Tout étant ainsi organisé, la jonque leva son ancre de bois, déploya ses voiles de paille et cingla sur la mer Jaune vers l’île inconnue du Camp français. Après une tempête qui obligea les missionnaires à se réfugier derrière l’île de Tsong-ming, le frêle esquif remit à la voile et vogua de nouveau vers la presqu’île coréenne. Déjà depuis longtemps on n’apercevait plus le rivage, et il était prudent de s’assurer de la direction à suivre, direction que l’équipage ignorait complètement. Le Père Hélot se mit donc en devoir d’interroger ses instruments. Il ne savait où il était.

« Courage, courage ! lui disait M. Maistre ; vos recherches nous mettront bientôt sur la voie, et nous conduiront droit à notre but. »

En effet, la première difficulté vaincue, les jours suivants, le point fut facile à prendre et la nacelle courut hardiment sur l’île du Camp. Ces navigateurs improvisés, se fiant peu à leur science, avaient pris pour patrons de ces mers dangereuses André Kim et les martyrs coréens.

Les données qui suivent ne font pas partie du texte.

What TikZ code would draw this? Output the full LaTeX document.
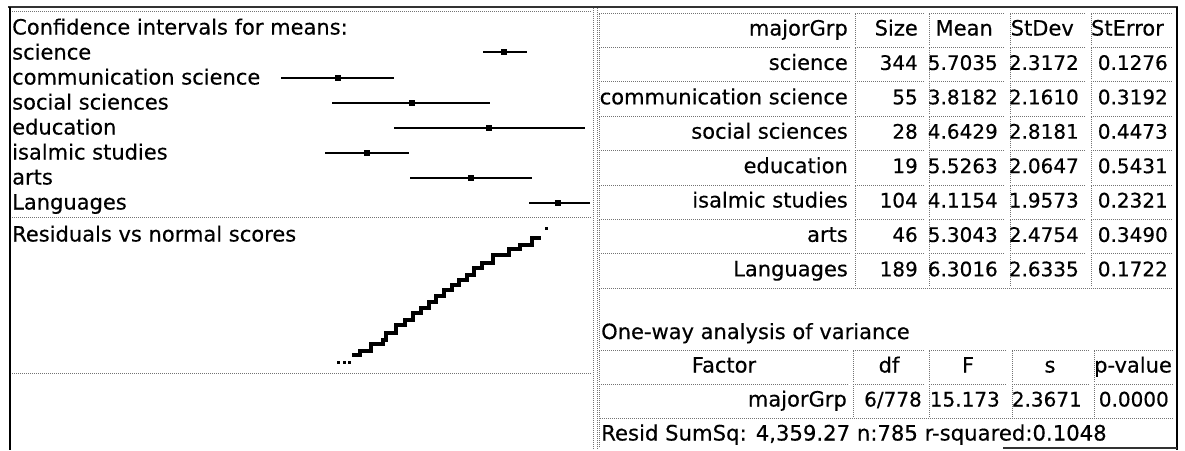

Au neuvième jour, quand l’aube commençait déjà à blanchir, on se trouva devant un groupe d’îles, sur lesquelles nos voyageurs dirigèrent leur barque. M. Maistre, qui, après le naufrage, avait habité l’île du Camp, ne la reconnaissait pas. Pour ne pas perdre un temps précieux à sa recherche et exciter par là quelques soupçons parmi les habitants de la côte, il parut plus expédient d’aller à terre demander ingénûment aux insulaires bons et simples où était l’île de Ko-Koun-to.

« Nous ne la connaissons pas, » répondirent-ils.

M. Maistre les entendait distinctement se dire entre eux qu’ils ne pouvaient donner cette indication, parce qu’ils en seraient punis. Ne pouvant obtenir aucun renseignement, les deux prêtres allaient remonter à bord de leur jonque, quand sur le rivage ils rencontrèrent le mandarin, qui, déjà averti, accourait leur faire des questions embarrassantes. On lui donna rendez-vous à bord.